Request: Return all the data below as it stands, minus the pictures.
————————
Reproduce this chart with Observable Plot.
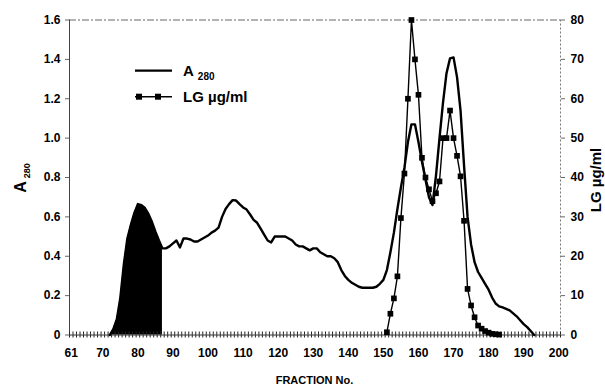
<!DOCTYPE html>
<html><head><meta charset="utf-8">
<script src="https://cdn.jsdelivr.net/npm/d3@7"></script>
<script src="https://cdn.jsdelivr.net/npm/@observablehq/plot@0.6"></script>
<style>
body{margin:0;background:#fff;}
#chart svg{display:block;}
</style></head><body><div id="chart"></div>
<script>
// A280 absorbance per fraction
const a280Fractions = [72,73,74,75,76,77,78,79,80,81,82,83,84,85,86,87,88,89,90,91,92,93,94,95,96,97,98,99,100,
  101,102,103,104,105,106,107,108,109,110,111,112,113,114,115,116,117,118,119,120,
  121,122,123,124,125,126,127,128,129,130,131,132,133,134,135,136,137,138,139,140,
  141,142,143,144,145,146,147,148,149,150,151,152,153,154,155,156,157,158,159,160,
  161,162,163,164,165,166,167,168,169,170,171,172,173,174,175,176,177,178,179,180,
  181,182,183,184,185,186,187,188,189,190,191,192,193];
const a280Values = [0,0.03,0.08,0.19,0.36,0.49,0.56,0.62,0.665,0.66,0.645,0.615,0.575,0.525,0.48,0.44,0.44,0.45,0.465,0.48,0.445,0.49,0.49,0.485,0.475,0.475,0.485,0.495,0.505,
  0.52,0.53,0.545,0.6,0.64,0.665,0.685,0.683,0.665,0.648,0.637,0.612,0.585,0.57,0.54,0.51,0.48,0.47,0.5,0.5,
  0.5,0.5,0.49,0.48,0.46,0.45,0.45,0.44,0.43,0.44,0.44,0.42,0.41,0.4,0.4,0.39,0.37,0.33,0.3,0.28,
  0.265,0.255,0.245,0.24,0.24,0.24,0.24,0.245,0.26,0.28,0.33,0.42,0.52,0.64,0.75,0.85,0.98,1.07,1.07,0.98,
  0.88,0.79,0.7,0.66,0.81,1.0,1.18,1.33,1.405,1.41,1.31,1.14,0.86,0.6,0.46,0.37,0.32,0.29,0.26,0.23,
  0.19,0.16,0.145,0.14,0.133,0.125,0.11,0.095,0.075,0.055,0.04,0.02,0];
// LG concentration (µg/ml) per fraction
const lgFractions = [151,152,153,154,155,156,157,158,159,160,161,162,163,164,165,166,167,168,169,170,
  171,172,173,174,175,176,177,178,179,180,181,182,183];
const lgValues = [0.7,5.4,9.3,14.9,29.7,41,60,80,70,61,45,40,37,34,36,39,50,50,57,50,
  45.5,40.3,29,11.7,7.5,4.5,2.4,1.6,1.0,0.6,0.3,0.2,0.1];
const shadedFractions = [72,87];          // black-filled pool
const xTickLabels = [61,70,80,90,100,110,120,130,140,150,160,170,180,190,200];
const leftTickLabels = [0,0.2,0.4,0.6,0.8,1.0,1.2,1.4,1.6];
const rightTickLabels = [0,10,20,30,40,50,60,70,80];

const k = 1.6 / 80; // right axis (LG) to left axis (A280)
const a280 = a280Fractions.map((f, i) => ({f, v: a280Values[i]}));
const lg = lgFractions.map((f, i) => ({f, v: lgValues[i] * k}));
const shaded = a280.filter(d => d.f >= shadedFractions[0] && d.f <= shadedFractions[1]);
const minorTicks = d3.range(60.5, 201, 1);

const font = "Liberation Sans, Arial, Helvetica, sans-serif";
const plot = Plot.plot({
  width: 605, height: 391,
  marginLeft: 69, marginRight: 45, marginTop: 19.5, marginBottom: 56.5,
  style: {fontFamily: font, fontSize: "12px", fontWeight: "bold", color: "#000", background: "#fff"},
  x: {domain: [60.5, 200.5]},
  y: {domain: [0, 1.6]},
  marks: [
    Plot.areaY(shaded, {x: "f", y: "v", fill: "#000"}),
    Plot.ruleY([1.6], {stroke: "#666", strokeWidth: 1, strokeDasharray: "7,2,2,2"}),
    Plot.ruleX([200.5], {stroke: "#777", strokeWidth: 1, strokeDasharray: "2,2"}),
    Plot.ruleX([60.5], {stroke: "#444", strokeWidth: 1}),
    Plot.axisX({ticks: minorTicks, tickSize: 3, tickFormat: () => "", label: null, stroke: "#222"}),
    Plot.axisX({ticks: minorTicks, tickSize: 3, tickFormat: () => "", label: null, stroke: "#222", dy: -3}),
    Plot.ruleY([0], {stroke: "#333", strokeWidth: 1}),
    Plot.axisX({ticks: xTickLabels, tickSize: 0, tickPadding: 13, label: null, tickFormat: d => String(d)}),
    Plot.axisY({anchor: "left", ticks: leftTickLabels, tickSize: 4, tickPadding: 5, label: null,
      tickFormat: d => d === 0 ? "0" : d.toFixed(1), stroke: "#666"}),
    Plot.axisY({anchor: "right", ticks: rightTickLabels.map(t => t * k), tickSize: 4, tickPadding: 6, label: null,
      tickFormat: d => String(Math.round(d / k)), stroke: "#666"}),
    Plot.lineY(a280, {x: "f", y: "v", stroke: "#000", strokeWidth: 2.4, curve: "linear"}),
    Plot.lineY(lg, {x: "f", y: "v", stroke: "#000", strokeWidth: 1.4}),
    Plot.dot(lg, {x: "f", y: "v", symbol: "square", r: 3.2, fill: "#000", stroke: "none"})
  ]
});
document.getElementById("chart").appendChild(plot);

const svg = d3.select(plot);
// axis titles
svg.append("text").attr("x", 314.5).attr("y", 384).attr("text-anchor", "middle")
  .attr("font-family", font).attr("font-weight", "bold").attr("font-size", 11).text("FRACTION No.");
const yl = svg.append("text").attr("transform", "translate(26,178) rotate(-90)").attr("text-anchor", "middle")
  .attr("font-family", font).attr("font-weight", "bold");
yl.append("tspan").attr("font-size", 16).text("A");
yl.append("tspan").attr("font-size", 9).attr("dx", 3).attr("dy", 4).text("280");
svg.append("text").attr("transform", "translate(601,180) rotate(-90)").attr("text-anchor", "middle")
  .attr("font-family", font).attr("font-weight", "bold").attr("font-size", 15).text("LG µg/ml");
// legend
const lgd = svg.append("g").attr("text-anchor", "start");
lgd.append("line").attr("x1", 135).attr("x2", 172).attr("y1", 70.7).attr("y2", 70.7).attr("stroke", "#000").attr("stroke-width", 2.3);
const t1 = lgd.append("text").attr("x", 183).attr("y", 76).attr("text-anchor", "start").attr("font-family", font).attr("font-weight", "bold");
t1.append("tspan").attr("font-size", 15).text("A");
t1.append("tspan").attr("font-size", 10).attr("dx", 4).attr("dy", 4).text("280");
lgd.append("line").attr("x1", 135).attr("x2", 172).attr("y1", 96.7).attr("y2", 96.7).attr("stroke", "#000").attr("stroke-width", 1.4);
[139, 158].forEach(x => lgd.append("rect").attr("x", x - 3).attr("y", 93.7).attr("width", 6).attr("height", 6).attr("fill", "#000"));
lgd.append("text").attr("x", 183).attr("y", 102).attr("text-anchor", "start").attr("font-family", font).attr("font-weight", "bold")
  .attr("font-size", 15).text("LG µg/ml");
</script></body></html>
————————
Solved problem:
Reproduce this chart with Observable Plot.
<!DOCTYPE html>
<html><head><meta charset="utf-8">
<script src="https://cdn.jsdelivr.net/npm/d3@7"></script>
<script src="https://cdn.jsdelivr.net/npm/@observablehq/plot@0.6"></script>
<style>
body{margin:0;background:#fff;}
#chart svg{display:block;}
</style></head><body><div id="chart"></div>
<script>
// A280 absorbance per fraction
const a280Fractions = [72,73,74,75,76,77,78,79,80,81,82,83,84,85,86,87,88,89,90,91,92,93,94,95,96,97,98,99,100,
  101,102,103,104,105,106,107,108,109,110,111,112,113,114,115,116,117,118,119,120,
  121,122,123,124,125,126,127,128,129,130,131,132,133,134,135,136,137,138,139,140,
  141,142,143,144,145,146,147,148,149,150,151,152,153,154,155,156,157,158,159,160,
  161,162,163,164,165,166,167,168,169,170,171,172,173,174,175,176,177,178,179,180,
  181,182,183,184,185,186,187,188,189,190,191,192,193];
const a280Values = [0,0.03,0.08,0.19,0.36,0.49,0.56,0.62,0.665,0.66,0.645,0.615,0.575,0.525,0.48,0.44,0.44,0.45,0.465,0.48,0.445,0.49,0.49,0.485,0.475,0.475,0.485,0.495,0.505,
  0.52,0.53,0.545,0.6,0.64,0.665,0.685,0.683,0.665,0.648,0.637,0.612,0.585,0.57,0.54,0.51,0.48,0.47,0.5,0.5,
  0.5,0.5,0.49,0.48,0.46,0.45,0.45,0.44,0.43,0.44,0.44,0.42,0.41,0.4,0.4,0.39,0.37,0.33,0.3,0.28,
  0.265,0.255,0.245,0.24,0.24,0.24,0.24,0.245,0.26,0.28,0.33,0.42,0.52,0.64,0.75,0.85,0.98,1.07,1.07,0.98,
  0.88,0.79,0.7,0.66,0.81,1.0,1.18,1.33,1.405,1.41,1.31,1.14,0.86,0.6,0.46,0.37,0.32,0.29,0.26,0.23,
  0.19,0.16,0.145,0.14,0.133,0.125,0.11,0.095,0.075,0.055,0.04,0.02,0];
// LG concentration (µg/ml) per fraction
const lgFractions = [151,152,153,154,155,156,157,158,159,160,161,162,163,164,165,166,167,168,169,170,
  171,172,173,174,175,176,177,178,179,180,181,182,183];
const lgValues = [0.7,5.4,9.3,14.9,29.7,41,60,80,70,61,45,40,37,34,36,39,50,50,57,50,
  45.5,40.3,29,11.7,7.5,4.5,2.4,1.6,1.0,0.6,0.3,0.2,0.1];
const shadedFractions = [72,87];          // black-filled pool
const xTickLabels = [61,70,80,90,100,110,120,130,140,150,160,170,180,190,200];
const leftTickLabels = [0,0.2,0.4,0.6,0.8,1.0,1.2,1.4,1.6];
const rightTickLabels = [0,10,20,30,40,50,60,70,80];

const k = 1.6 / 80; // right axis (LG) to left axis (A280)
const a280 = a280Fractions.map((f, i) => ({f, v: a280Values[i]}));
const lg = lgFractions.map((f, i) => ({f, v: lgValues[i] * k}));
const shaded = a280.filter(d => d.f >= shadedFractions[0] && d.f <= shadedFractions[1]);
const minorTicks = d3.range(60.5, 201, 1);

const font = "Liberation Sans, Arial, Helvetica, sans-serif";
const plot = Plot.plot({
  width: 605, height: 391,
  marginLeft: 69, marginRight: 45, marginTop: 19.5, marginBottom: 56.5,
  style: {fontFamily: font, fontSize: "12px", fontWeight: "bold", color: "#000", background: "#fff"},
  x: {domain: [60.5, 200.5]},
  y: {domain: [0, 1.6]},
  marks: [
    Plot.areaY(shaded, {x: "f", y: "v", fill: "#000"}),
    Plot.ruleY([1.6], {stroke: "#666", strokeWidth: 1, strokeDasharray: "7,2,2,2"}),
    Plot.ruleX([200.5], {stroke: "#777", strokeWidth: 1, strokeDasharray: "2,2"}),
    Plot.ruleX([60.5], {stroke: "#444", strokeWidth: 1}),
    Plot.axisX({ticks: minorTicks, tickSize: 3, tickFormat: () => "", label: null, stroke: "#222"}),
    Plot.axisX({ticks: minorTicks, tickSize: 3, tickFormat: () => "", label: null, stroke: "#222", dy: -3}),
    Plot.ruleY([0], {stroke: "#333", strokeWidth: 1}),
    Plot.axisX({ticks: xTickLabels, tickSize: 0, tickPadding: 13, label: null, tickFormat: d => String(d)}),
    Plot.axisY({anchor: "left", ticks: leftTickLabels, tickSize: 4, tickPadding: 5, label: null,
      tickFormat: d => d === 0 ? "0" : d.toFixed(1), stroke: "#666"}),
    Plot.axisY({anchor: "right", ticks: rightTickLabels.map(t => t * k), tickSize: 4, tickPadding: 6, label: null,
      tickFormat: d => String(Math.round(d / k)), stroke: "#666"}),
    Plot.lineY(a280, {x: "f", y: "v", stroke: "#000", strokeWidth: 2.4, curve: "linear"}),
    Plot.lineY(lg, {x: "f", y: "v", stroke: "#000", strokeWidth: 1.4}),
    Plot.dot(lg, {x: "f", y: "v", symbol: "square", r: 3.2, fill: "#000", stroke: "none"})
  ]
});
document.getElementById("chart").appendChild(plot);

const svg = d3.select(plot);
// axis titles
svg.append("text").attr("x", 314.5).attr("y", 384).attr("text-anchor", "middle")
  .attr("font-family", font).attr("font-weight", "bold").attr("font-size", 11).text("FRACTION No.");
const yl = svg.append("text").attr("transform", "translate(26,178) rotate(-90)").attr("text-anchor", "middle")
  .attr("font-family", font).attr("font-weight", "bold");
yl.append("tspan").attr("font-size", 16).text("A");
yl.append("tspan").attr("font-size", 9).attr("dx", 3).attr("dy", 4).text("280");
svg.append("text").attr("transform", "translate(601,180) rotate(-90)").attr("text-anchor", "middle")
  .attr("font-family", font).attr("font-weight", "bold").attr("font-size", 15).text("LG µg/ml");
// legend
const lgd = svg.append("g").attr("text-anchor", "start");
lgd.append("line").attr("x1", 135).attr("x2", 172).attr("y1", 70.7).attr("y2", 70.7).attr("stroke", "#000").attr("stroke-width", 2.3);
const t1 = lgd.append("text").attr("x", 183).attr("y", 76).attr("text-anchor", "start").attr("font-family", font).attr("font-weight", "bold");
t1.append("tspan").attr("font-size", 15).text("A");
t1.append("tspan").attr("font-size", 10).attr("dx", 4).attr("dy", 4).text("280");
lgd.append("line").attr("x1", 135).attr("x2", 172).attr("y1", 96.7).attr("y2", 96.7).attr("stroke", "#000").attr("stroke-width", 1.4);
[139, 158].forEach(x => lgd.append("rect").attr("x", x - 3).attr("y", 93.7).attr("width", 6).attr("height", 6).attr("fill", "#000"));
lgd.append("text").attr("x", 183).attr("y", 102).attr("text-anchor", "start").attr("font-family", font).attr("font-weight", "bold")
  .attr("font-size", 15).text("LG µg/ml");
</script></body></html>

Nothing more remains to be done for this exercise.